Reconsidérant la notion d’ « aura » mise en circulation  par Walter Benjamin, Laurent Jenny invite lui aussi à se rendre plus attentif à ce que dit le philosophe du Livre des passages d’une photographie d’une jeune Pêcheuse de New Haven (1844) par David Hill. Dans sa Petite Histoire de la photographie (1931), il souligne que ce cliché invite le spectateur à chercher « la petite étincelle de hasard, d’ici et maintenant, grâce à laquelle le réel a, pour ainsi dire, brûlé le caractère d’image. » (p.39) En somme, même l’œuvre reproductible peut recéler une part de fragilité et, contrairement à ce qu’il est courant de penser,  l’aura serait « constitutive de la photographie ».

 

 

Parmi les œuvres clés qui sont une contestation vivante de l’image, on ne peut omettre La Mariée mise à nu par ses célibataires, même (1912-1923) sur laquelle la poussière évoquée par Christian Bonnefoi s’est jadis accumulée.

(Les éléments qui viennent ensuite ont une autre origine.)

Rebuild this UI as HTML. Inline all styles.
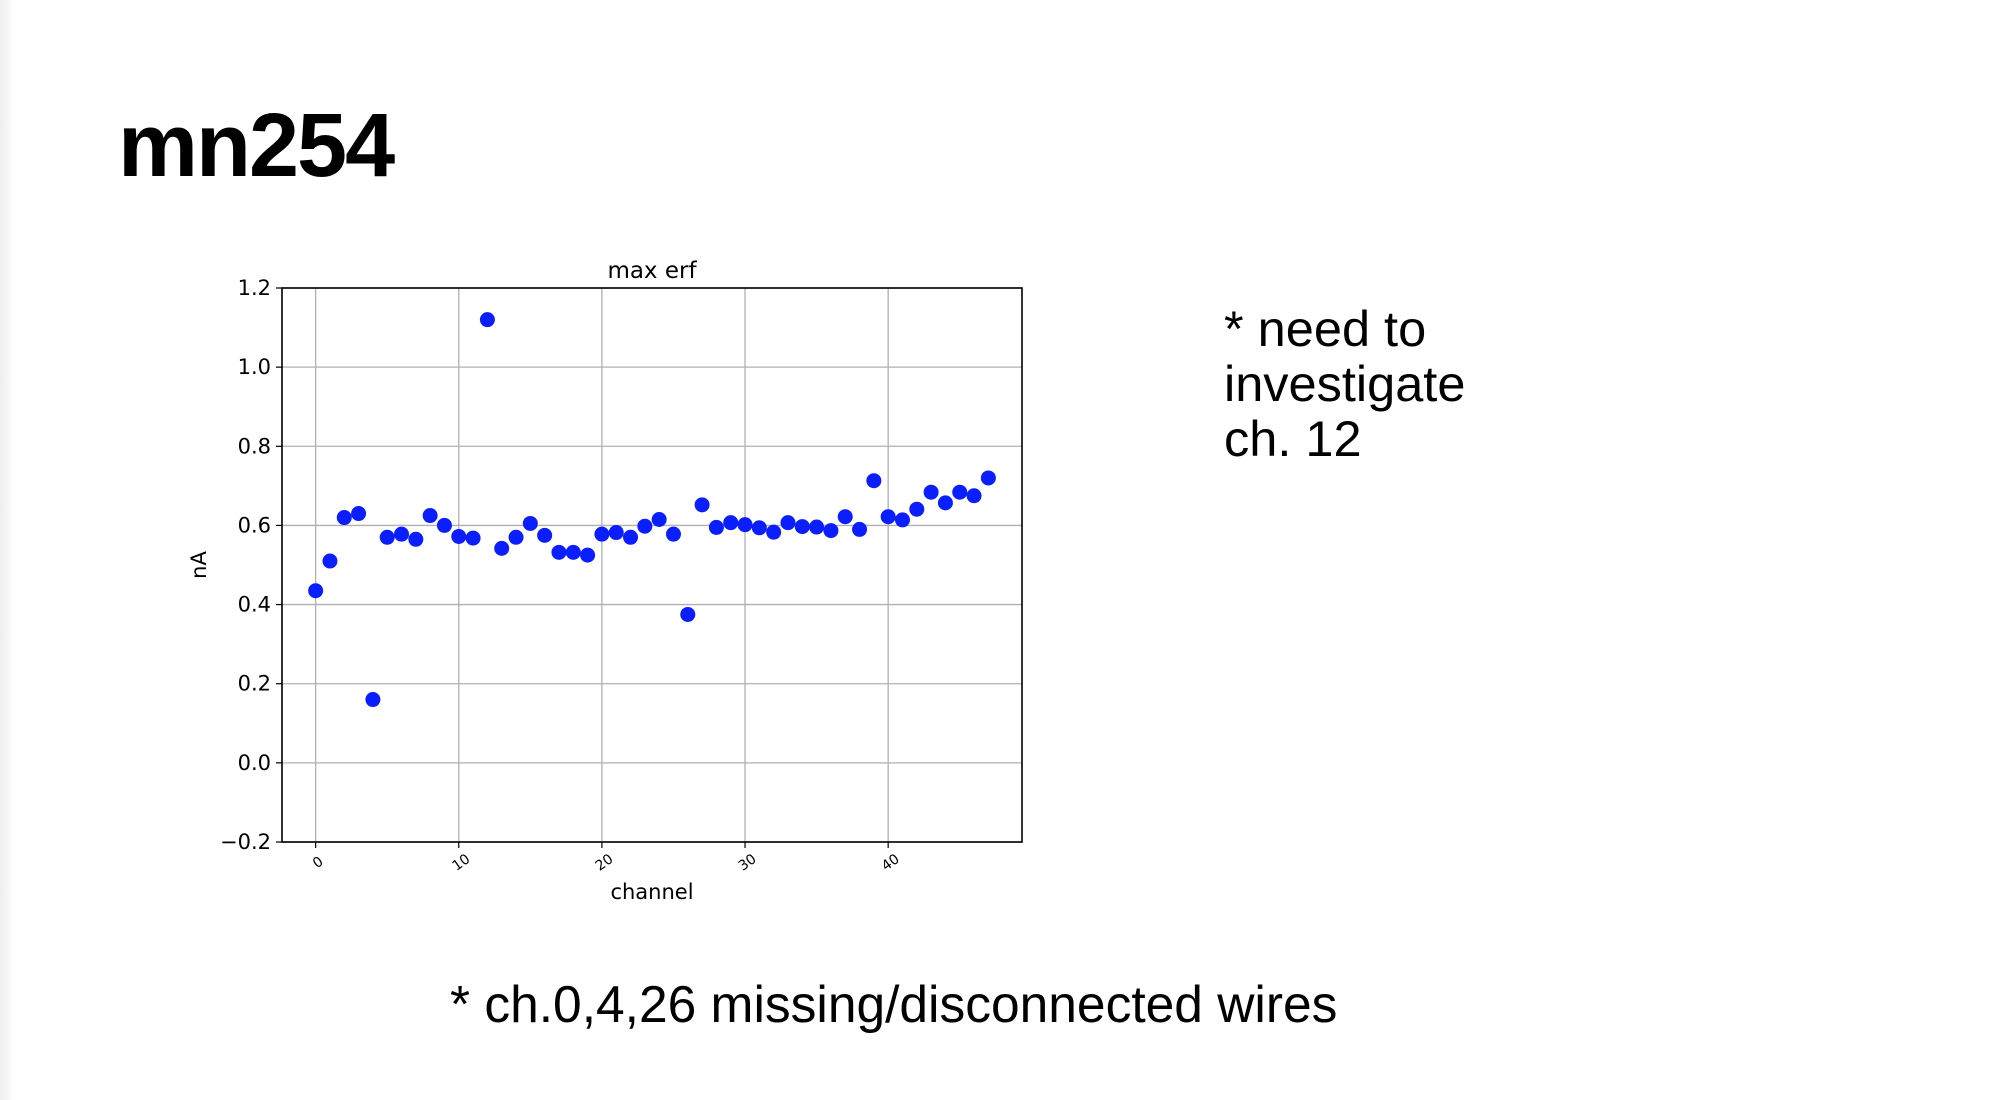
<!DOCTYPE html>
<html><head><meta charset="utf-8"><style>
html,body{margin:0;padding:0;background:#fff;}
body{width:2012px;height:1100px;position:relative;overflow:hidden;font-family:"Liberation Sans",Arial,sans-serif;}
#shadow{position:absolute;left:0;top:0;width:13px;height:1100px;background:linear-gradient(to right,#efefef,#f7f7f7 70%,#fff);}
#title{position:absolute;left:118px;top:101px;font-size:90px;font-weight:bold;letter-spacing:-2px;line-height:1;color:#000;}
#note{position:absolute;left:1224px;top:301px;font-size:50.5px;line-height:55px;color:#000;}
#foot{position:absolute;left:450px;top:977px;font-size:51.5px;line-height:55px;color:#000;}
svg{position:absolute;left:0;top:0;}
</style></head><body>
<div id="shadow"></div>
<div id="title">mn254</div>
<div id="note">* need to<br>investigate<br>ch. 12</div>
<div id="foot">* ch.0,4,26 missing/disconnected wires</div>
<svg id="chart" width="2012" height="1100"></svg>
<script>
const channels = [];
for (let i = 0; i < 48; i++) channels.push(i);
const values = [0.435,0.51,0.62,0.63,0.16,0.57,0.578,0.565,0.625,0.60,0.572,0.568,1.12,0.542,0.57,0.605,0.575,0.532,0.532,0.525,0.578,0.582,0.57,0.598,0.615,0.578,0.375,0.652,0.595,0.607,0.602,0.594,0.583,0.607,0.597,0.596,0.587,0.622,0.59,0.713,0.622,0.614,0.641,0.684,0.657,0.684,0.675,0.72];
const yTicks = [-0.2,0,0.2,0.4,0.6,0.8,1.0,1.2];
const yTickLabels = ["\u22120.2","0.0","0.2","0.4","0.6","0.8","1.0","1.2"];
const xTicks = [0,10,20,30,40];
const xTickLabels = ["0","10","20","30","40"];

const L=282,R=1022,T=288,B=842;
const xMin=-2.35,xMax=49.35,yMin=-0.2,yMax=1.2;
const xs=v=>L+(v-xMin)/(xMax-xMin)*(R-L);
const ys=v=>B-(v-yMin)/(yMax-yMin)*(B-T);
const svg=document.getElementById('chart');
const NS='http://www.w3.org/2000/svg';
function mk(tag,attrs,parent){const e=document.createElementNS(NS,tag);for(const k in attrs)e.setAttribute(k,attrs[k]);(parent||svg).appendChild(e);return e;}
const font='"DejaVu Sans","Liberation Sans",sans-serif';

xTicks.forEach((t,i)=>{
  const g=mk('line',{x1:xs(t),x2:xs(t),y1:T,y2:B,stroke:'#b0b0b0','stroke-width':1.3});
  
  
  const tk=mk('line',{x1:xs(t),x2:xs(t),y1:B,y2:B+6,stroke:'#000','stroke-width':1.2});
  
  
  const tx=mk('text',{x:xs(t)+2,y:B+25,'font-size':14,'font-family':font,'text-anchor':'middle',transform:`rotate(-35 ${xs(t)+2} ${B+20})`});
  tx.textContent=xTickLabels[i];
  
  
});
yTicks.forEach((t,i)=>{
  const g=mk('line',{x1:L,x2:R,y1:ys(t),y2:ys(t),stroke:'#b0b0b0','stroke-width':1.3});
  
  
  const tk=mk('line',{x1:L-6,x2:L,y1:ys(t),y2:ys(t),stroke:'#000','stroke-width':1.2});
  
  
  const tx=mk('text',{x:L-11,y:ys(t)+7,'font-size':21,'font-family':font,'text-anchor':'end'});
  tx.textContent=yTickLabels[i];
  
  
});
const frame=mk('rect',{x:L,y:T,width:R-L,height:B-T,fill:'none',stroke:'#000','stroke-width':1.6});



channels.forEach((c,i)=>{
  const p=mk('circle',{cx:xs(c),cy:ys(values[i]),r:7.5,fill:'#0a1eff'});
  
  
});

const ti=mk('text',{x:(L+R)/2,y:T-10,'font-size':23,'font-family':font,'text-anchor':'middle'});
ti.textContent='max erf';


const xl=mk('text',{x:(L+R)/2,y:B+57,'font-size':21,'font-family':font,'text-anchor':'middle'});
xl.textContent='channel';


const yl=mk('text',{x:206,y:(T+B)/2,'font-size':21,'font-family':font,'text-anchor':'middle',transform:`rotate(-90 206 ${(T+B)/2})`});
yl.textContent='nA';


</script>
</body></html>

C’est assez dire que La Mariée constitue un puissant capteur de fragilité. Le plasticien Bernard Moninot, qui a réalisé en 2015 une réplique du Grand Verre avec l’aide  de ses étudiants des Beaux-Arts de Paris, revient sur « L’Air du temps ou le silence de la Mariée ». Fragile par son matériau qui s’est d’ailleurs accidentellement fissuré, le Grand Verre l’est aussi plus profondément parce qu’il résiste à l’identification des intentions qu’on peut lui prêter. Comme le note Bernard Moninot, cela tient pour partie au fait qu’avec cette œuvre Marcel Duchamp « élimine la question du fond » (p. 86). Cette absence, qui invente une manière d’embrasser le vide et de l’accueillir dans sa diversité, fait de cet objet « Un instrument de pensée questionnant l’espace extérieur mais aussi nos perceptions intérieures en lien constant avec la mémoire. » (ibid.) Toujours retardée, l’image demeure incertaine. Mais par incertitude, il ne faut surtout pas entendre une quelconque hésitation maladroite. L’incertain s’affirme comme une tension et cela jusqu’au point de la rupture. Ce n’est pas autre chose qu’exprime Jean-Luc Nancy en appelant avec insistance à l’attention relative à ce qui est fragile. Se tendre jusqu’au point de défaillance, tel est le programme de l’existence fragile. Certaines œuvres d’art nous en facilitent grandement l’accès.